» WRITTEN REQUEST:
Copy out each line of the material below that holds the string "matplotlib".

» RECORDS TO PROCESS:
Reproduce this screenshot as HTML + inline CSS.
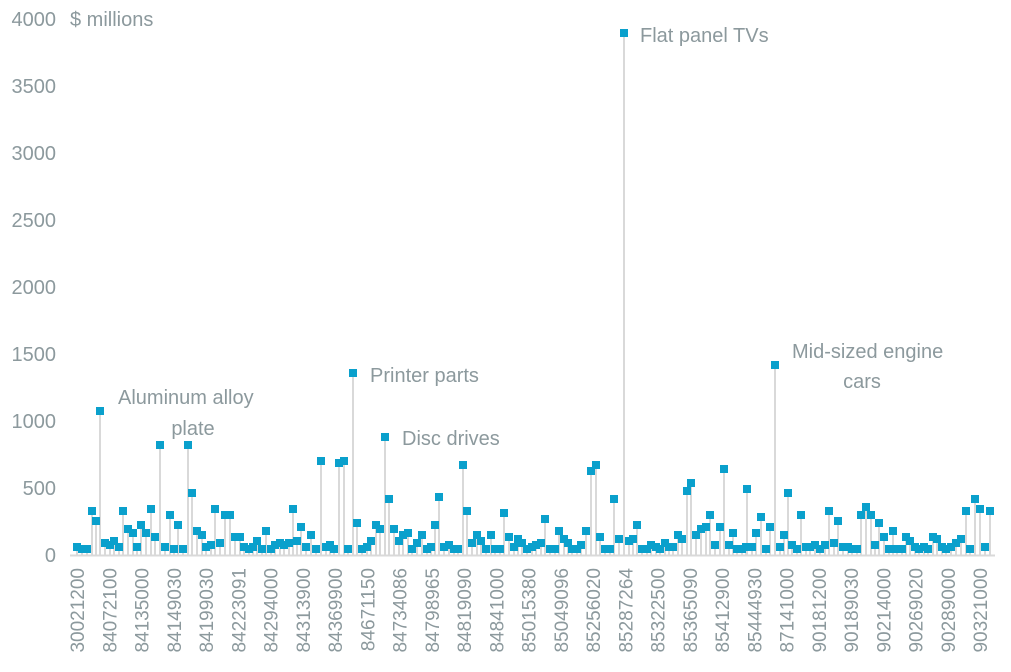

---

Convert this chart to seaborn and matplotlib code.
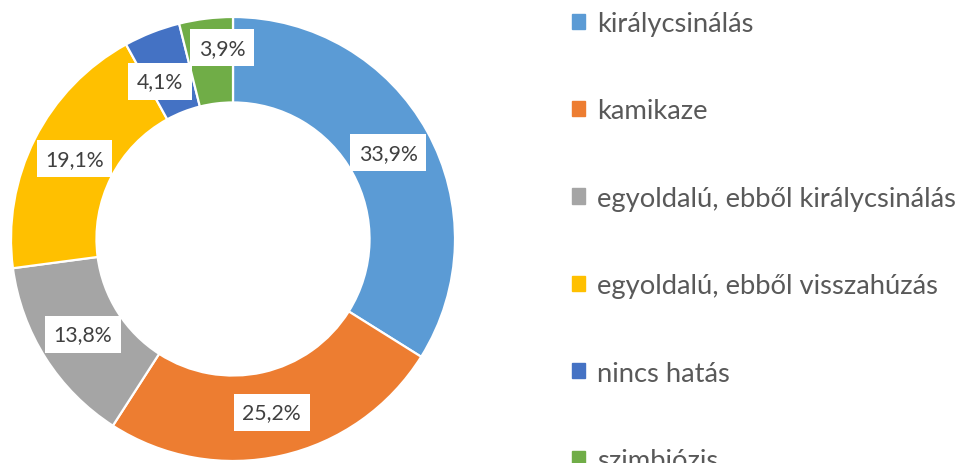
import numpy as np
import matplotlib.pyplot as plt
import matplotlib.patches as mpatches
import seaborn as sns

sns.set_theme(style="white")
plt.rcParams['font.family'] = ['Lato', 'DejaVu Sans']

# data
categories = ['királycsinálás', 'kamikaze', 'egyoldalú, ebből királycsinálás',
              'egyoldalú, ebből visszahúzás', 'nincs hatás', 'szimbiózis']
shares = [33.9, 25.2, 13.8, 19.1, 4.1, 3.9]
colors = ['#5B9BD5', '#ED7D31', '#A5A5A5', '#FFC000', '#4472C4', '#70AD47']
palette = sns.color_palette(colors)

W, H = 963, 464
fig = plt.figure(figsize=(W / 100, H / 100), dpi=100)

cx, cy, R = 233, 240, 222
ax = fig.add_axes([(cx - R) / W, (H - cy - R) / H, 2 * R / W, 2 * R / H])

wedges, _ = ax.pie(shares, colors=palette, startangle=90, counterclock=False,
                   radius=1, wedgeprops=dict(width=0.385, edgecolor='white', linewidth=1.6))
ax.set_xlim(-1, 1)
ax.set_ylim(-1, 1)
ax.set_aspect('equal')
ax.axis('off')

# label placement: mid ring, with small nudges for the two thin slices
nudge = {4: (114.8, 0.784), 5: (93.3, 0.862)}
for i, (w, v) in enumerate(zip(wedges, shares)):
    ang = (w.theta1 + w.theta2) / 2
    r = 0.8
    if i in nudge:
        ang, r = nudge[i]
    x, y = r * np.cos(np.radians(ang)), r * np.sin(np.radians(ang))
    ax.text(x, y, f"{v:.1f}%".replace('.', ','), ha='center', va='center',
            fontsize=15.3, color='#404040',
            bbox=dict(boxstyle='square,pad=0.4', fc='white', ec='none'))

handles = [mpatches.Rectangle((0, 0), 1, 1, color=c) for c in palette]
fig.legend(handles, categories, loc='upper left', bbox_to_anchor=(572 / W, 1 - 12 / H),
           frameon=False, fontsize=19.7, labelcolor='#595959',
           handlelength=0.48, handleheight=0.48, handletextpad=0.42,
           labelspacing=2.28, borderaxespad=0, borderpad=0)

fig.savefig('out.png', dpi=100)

---

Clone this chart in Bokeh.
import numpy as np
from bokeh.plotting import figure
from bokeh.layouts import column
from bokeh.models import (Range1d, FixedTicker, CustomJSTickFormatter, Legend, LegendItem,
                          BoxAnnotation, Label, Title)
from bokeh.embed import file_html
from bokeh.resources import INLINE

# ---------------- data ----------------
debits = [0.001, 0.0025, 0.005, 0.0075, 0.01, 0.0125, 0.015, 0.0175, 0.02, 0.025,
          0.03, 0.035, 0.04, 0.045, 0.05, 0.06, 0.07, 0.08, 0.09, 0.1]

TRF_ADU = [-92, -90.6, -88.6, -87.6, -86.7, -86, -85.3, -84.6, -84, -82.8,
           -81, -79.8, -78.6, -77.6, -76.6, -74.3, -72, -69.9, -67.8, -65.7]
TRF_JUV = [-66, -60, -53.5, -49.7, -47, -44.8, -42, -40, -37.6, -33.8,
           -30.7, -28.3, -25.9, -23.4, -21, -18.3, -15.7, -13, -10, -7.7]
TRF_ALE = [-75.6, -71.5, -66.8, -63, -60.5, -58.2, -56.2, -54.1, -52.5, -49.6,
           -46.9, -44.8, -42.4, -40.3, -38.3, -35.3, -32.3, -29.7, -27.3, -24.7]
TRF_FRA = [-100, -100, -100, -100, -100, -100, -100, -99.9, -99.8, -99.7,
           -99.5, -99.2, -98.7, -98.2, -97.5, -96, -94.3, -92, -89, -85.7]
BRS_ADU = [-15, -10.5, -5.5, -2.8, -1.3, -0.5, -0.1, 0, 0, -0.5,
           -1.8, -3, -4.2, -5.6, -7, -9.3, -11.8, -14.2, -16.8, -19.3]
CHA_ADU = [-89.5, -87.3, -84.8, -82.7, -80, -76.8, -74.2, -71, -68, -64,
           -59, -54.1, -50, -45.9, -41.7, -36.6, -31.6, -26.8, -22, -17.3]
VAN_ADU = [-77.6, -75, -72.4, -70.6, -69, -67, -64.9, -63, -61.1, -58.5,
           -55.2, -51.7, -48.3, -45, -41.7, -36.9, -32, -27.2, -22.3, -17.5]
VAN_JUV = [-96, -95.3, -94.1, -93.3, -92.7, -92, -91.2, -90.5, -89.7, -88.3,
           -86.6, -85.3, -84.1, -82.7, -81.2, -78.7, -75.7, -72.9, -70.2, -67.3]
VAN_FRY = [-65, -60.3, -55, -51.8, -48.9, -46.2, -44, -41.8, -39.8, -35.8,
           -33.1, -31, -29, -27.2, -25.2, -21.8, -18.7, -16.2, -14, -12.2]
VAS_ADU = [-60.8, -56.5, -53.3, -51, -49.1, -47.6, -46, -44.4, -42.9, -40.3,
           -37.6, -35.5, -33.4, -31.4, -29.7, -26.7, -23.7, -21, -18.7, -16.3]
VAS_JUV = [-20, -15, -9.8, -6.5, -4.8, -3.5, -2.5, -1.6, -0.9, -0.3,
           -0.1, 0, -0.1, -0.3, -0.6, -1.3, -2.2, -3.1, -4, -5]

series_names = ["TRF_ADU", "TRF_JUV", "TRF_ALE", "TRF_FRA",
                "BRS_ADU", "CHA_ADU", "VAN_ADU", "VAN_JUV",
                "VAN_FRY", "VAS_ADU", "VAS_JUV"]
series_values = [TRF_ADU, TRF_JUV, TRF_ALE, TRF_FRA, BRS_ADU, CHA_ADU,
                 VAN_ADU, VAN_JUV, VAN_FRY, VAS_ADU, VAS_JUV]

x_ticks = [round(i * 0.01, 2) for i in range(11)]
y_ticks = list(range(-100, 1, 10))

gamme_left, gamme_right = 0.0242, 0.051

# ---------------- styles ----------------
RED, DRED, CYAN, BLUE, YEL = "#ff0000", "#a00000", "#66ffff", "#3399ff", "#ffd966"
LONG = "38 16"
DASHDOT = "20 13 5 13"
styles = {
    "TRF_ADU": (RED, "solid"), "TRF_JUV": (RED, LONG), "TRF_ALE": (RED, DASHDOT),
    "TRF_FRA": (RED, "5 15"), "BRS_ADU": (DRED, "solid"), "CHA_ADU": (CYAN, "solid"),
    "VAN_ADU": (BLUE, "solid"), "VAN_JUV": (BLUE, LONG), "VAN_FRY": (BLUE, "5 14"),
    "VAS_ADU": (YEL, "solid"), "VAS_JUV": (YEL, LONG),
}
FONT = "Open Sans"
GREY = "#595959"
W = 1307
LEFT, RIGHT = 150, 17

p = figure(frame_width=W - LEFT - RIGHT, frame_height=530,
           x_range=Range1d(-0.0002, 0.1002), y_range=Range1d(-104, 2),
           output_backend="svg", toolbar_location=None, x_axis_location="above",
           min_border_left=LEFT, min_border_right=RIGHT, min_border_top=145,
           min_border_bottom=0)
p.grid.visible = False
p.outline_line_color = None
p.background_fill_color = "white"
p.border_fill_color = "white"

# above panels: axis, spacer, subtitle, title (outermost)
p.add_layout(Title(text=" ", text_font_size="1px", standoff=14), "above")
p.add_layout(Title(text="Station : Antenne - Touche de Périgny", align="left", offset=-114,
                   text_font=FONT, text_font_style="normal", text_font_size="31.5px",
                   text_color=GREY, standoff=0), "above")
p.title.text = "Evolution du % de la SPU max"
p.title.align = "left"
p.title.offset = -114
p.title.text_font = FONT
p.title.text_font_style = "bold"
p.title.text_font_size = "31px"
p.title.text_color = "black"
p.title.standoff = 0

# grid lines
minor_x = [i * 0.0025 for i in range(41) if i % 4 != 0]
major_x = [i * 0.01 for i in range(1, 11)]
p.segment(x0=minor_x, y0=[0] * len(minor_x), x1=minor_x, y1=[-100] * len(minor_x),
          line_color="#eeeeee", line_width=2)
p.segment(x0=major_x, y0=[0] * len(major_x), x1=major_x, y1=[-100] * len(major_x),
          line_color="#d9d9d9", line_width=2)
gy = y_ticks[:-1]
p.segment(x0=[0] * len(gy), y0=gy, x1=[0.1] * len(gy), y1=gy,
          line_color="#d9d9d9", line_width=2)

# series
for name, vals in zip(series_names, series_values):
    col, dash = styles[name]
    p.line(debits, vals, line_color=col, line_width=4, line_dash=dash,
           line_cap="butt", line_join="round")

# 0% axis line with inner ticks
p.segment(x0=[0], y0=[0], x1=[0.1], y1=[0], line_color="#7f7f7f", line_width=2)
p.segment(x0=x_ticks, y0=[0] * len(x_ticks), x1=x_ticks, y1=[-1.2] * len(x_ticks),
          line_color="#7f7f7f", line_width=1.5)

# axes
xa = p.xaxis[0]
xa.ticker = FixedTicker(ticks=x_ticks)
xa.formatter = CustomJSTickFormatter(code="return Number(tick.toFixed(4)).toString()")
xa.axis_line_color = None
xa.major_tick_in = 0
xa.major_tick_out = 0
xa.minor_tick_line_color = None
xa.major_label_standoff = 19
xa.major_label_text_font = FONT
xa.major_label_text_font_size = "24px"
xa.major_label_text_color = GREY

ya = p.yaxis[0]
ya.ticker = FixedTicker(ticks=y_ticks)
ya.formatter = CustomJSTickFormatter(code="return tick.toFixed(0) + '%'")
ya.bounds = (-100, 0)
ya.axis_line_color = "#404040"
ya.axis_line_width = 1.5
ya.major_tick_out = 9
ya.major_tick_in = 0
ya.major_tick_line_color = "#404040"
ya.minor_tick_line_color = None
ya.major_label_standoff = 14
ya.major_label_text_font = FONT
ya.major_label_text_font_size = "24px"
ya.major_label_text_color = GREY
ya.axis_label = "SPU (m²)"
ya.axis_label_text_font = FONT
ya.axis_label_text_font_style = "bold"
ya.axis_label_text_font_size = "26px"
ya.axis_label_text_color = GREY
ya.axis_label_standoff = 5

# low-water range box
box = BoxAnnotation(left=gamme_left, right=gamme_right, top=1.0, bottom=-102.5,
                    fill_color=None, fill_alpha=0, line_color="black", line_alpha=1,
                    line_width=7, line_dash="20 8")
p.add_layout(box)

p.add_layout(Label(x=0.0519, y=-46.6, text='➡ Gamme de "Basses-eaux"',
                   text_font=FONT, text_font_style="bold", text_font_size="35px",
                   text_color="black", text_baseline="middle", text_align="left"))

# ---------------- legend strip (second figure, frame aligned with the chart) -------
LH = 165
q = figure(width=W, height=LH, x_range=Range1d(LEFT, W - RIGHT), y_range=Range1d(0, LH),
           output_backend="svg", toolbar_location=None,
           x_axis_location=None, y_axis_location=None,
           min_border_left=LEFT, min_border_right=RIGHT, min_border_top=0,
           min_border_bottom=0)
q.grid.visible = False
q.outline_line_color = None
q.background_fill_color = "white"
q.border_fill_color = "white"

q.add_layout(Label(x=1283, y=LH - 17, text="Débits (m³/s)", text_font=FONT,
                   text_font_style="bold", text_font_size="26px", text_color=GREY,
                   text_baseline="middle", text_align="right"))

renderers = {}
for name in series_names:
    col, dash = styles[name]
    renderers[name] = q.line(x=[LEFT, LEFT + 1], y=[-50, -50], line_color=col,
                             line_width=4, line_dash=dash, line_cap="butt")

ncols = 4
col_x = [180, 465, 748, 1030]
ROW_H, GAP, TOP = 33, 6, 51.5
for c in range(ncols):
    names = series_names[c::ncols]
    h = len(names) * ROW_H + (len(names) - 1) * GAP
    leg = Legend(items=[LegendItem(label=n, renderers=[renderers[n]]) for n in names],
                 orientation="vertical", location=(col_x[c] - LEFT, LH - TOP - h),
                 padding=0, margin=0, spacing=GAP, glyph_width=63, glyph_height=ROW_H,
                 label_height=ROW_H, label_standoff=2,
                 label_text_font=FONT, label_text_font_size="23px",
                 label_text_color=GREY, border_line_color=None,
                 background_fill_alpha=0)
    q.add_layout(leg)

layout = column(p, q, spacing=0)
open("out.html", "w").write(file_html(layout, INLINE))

» EXPECTED ANSWER:
Convert this chart to seaborn and matplotlib code.
import matplotlib.pyplot as plt
import matplotlib.patches as mpatches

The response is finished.